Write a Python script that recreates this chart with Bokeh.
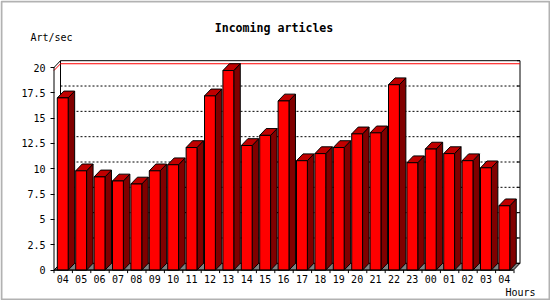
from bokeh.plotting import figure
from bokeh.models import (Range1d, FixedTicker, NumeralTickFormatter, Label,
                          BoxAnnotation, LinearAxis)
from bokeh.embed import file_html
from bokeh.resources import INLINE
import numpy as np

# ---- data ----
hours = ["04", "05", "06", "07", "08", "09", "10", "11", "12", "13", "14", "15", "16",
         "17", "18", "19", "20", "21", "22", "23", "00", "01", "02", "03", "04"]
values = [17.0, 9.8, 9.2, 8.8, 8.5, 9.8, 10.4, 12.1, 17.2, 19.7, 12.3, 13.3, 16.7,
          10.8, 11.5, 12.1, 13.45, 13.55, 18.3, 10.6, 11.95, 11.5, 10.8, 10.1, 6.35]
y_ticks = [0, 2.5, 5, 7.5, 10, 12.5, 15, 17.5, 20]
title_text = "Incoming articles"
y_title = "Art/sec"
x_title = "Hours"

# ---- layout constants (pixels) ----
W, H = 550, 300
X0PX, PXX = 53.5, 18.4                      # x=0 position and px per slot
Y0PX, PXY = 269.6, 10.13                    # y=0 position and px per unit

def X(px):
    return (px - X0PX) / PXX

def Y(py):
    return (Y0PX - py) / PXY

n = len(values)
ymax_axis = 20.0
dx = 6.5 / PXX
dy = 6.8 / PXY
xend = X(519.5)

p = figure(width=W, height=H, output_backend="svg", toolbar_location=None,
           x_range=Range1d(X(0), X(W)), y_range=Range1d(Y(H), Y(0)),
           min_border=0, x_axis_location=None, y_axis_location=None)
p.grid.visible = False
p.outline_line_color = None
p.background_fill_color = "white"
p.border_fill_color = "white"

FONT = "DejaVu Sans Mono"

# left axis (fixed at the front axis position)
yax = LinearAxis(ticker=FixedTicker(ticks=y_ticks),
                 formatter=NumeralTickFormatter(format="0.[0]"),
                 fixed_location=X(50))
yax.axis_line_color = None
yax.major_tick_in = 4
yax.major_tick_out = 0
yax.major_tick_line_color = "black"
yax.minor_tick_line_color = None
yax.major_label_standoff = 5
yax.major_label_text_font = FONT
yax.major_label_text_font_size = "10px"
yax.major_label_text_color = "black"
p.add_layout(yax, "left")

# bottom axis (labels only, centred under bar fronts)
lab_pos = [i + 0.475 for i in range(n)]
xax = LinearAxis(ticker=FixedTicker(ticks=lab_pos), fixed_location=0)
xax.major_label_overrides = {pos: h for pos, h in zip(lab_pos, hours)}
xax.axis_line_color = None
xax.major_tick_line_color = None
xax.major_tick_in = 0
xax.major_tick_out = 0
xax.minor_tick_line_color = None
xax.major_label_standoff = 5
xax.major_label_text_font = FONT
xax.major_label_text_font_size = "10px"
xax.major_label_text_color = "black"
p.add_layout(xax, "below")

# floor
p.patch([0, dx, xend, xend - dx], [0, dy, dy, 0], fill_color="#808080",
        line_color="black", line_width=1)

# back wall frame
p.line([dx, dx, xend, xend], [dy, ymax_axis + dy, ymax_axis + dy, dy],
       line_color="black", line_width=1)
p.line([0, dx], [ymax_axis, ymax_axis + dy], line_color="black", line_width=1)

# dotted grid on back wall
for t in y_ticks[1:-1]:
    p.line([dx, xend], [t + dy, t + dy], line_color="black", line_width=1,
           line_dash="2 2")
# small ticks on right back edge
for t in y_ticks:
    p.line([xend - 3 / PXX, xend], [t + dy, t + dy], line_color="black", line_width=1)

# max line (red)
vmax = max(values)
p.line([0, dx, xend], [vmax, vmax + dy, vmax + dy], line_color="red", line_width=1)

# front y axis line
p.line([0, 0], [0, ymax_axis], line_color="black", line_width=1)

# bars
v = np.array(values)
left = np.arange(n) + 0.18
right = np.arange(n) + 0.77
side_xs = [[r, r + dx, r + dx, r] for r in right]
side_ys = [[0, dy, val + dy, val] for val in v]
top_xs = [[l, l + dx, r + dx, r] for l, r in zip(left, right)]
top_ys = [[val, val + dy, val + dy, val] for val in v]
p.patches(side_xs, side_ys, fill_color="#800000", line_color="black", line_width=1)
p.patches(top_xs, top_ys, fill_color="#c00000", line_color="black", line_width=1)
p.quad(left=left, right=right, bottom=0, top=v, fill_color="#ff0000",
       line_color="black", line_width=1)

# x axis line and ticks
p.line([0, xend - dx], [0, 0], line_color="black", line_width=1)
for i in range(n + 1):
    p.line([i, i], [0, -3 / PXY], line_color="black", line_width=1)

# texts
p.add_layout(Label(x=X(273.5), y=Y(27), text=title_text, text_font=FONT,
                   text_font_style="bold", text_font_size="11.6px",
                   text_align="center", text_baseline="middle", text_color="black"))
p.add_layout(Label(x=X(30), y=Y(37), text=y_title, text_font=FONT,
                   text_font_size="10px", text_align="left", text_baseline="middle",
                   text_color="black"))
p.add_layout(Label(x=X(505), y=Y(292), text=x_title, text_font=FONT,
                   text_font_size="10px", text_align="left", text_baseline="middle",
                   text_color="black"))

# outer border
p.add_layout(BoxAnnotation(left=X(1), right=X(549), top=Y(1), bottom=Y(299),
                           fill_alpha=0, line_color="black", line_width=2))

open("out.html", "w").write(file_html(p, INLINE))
____________________
Exercise brief: Set the listing down in full and exactly. Pictures within it should not appear in the copy.

Output:
Write a Python script that recreates this chart with Bokeh.
from bokeh.plotting import figure
from bokeh.models import (Range1d, FixedTicker, NumeralTickFormatter, Label,
                          BoxAnnotation, LinearAxis)
from bokeh.embed import file_html
from bokeh.resources import INLINE
import numpy as np

# ---- data ----
hours = ["04", "05", "06", "07", "08", "09", "10", "11", "12", "13", "14", "15", "16",
         "17", "18", "19", "20", "21", "22", "23", "00", "01", "02", "03", "04"]
values = [17.0, 9.8, 9.2, 8.8, 8.5, 9.8, 10.4, 12.1, 17.2, 19.7, 12.3, 13.3, 16.7,
          10.8, 11.5, 12.1, 13.45, 13.55, 18.3, 10.6, 11.95, 11.5, 10.8, 10.1, 6.35]
y_ticks = [0, 2.5, 5, 7.5, 10, 12.5, 15, 17.5, 20]
title_text = "Incoming articles"
y_title = "Art/sec"
x_title = "Hours"

# ---- layout constants (pixels) ----
W, H = 550, 300
X0PX, PXX = 53.5, 18.4                      # x=0 position and px per slot
Y0PX, PXY = 269.6, 10.13                    # y=0 position and px per unit

def X(px):
    return (px - X0PX) / PXX

def Y(py):
    return (Y0PX - py) / PXY

n = len(values)
ymax_axis = 20.0
dx = 6.5 / PXX
dy = 6.8 / PXY
xend = X(519.5)

p = figure(width=W, height=H, output_backend="svg", toolbar_location=None,
           x_range=Range1d(X(0), X(W)), y_range=Range1d(Y(H), Y(0)),
           min_border=0, x_axis_location=None, y_axis_location=None)
p.grid.visible = False
p.outline_line_color = None
p.background_fill_color = "white"
p.border_fill_color = "white"

FONT = "DejaVu Sans Mono"

# left axis (fixed at the front axis position)
yax = LinearAxis(ticker=FixedTicker(ticks=y_ticks),
                 formatter=NumeralTickFormatter(format="0.[0]"),
                 fixed_location=X(50))
yax.axis_line_color = None
yax.major_tick_in = 4
yax.major_tick_out = 0
yax.major_tick_line_color = "black"
yax.minor_tick_line_color = None
yax.major_label_standoff = 5
yax.major_label_text_font = FONT
yax.major_label_text_font_size = "10px"
yax.major_label_text_color = "black"
p.add_layout(yax, "left")

# bottom axis (labels only, centred under bar fronts)
lab_pos = [i + 0.475 for i in range(n)]
xax = LinearAxis(ticker=FixedTicker(ticks=lab_pos), fixed_location=0)
xax.major_label_overrides = {pos: h for pos, h in zip(lab_pos, hours)}
xax.axis_line_color = None
xax.major_tick_line_color = None
xax.major_tick_in = 0
xax.major_tick_out = 0
xax.minor_tick_line_color = None
xax.major_label_standoff = 5
xax.major_label_text_font = FONT
xax.major_label_text_font_size = "10px"
xax.major_label_text_color = "black"
p.add_layout(xax, "below")

# floor
p.patch([0, dx, xend, xend - dx], [0, dy, dy, 0], fill_color="#808080",
        line_color="black", line_width=1)

# back wall frame
p.line([dx, dx, xend, xend], [dy, ymax_axis + dy, ymax_axis + dy, dy],
       line_color="black", line_width=1)
p.line([0, dx], [ymax_axis, ymax_axis + dy], line_color="black", line_width=1)

# dotted grid on back wall
for t in y_ticks[1:-1]:
    p.line([dx, xend], [t + dy, t + dy], line_color="black", line_width=1,
           line_dash="2 2")
# small ticks on right back edge
for t in y_ticks:
    p.line([xend - 3 / PXX, xend], [t + dy, t + dy], line_color="black", line_width=1)

# max line (red)
vmax = max(values)
p.line([0, dx, xend], [vmax, vmax + dy, vmax + dy], line_color="red", line_width=1)

# front y axis line
p.line([0, 0], [0, ymax_axis], line_color="black", line_width=1)

# bars
v = np.array(values)
left = np.arange(n) + 0.18
right = np.arange(n) + 0.77
side_xs = [[r, r + dx, r + dx, r] for r in right]
side_ys = [[0, dy, val + dy, val] for val in v]
top_xs = [[l, l + dx, r + dx, r] for l, r in zip(left, right)]
top_ys = [[val, val + dy, val + dy, val] for val in v]
p.patches(side_xs, side_ys, fill_color="#800000", line_color="black", line_width=1)
p.patches(top_xs, top_ys, fill_color="#c00000", line_color="black", line_width=1)
p.quad(left=left, right=right, bottom=0, top=v, fill_color="#ff0000",
       line_color="black", line_width=1)

# x axis line and ticks
p.line([0, xend - dx], [0, 0], line_color="black", line_width=1)
for i in range(n + 1):
    p.line([i, i], [0, -3 / PXY], line_color="black", line_width=1)

# texts
p.add_layout(Label(x=X(273.5), y=Y(27), text=title_text, text_font=FONT,
                   text_font_style="bold", text_font_size="11.6px",
                   text_align="center", text_baseline="middle", text_color="black"))
p.add_layout(Label(x=X(30), y=Y(37), text=y_title, text_font=FONT,
                   text_font_size="10px", text_align="left", text_baseline="middle",
                   text_color="black"))
p.add_layout(Label(x=X(505), y=Y(292), text=x_title, text_font=FONT,
                   text_font_size="10px", text_align="left", text_baseline="middle",
                   text_color="black"))

# outer border
p.add_layout(BoxAnnotation(left=X(1), right=X(549), top=Y(1), bottom=Y(299),
                           fill_alpha=0, line_color="black", line_width=2))

open("out.html", "w").write(file_html(p, INLINE))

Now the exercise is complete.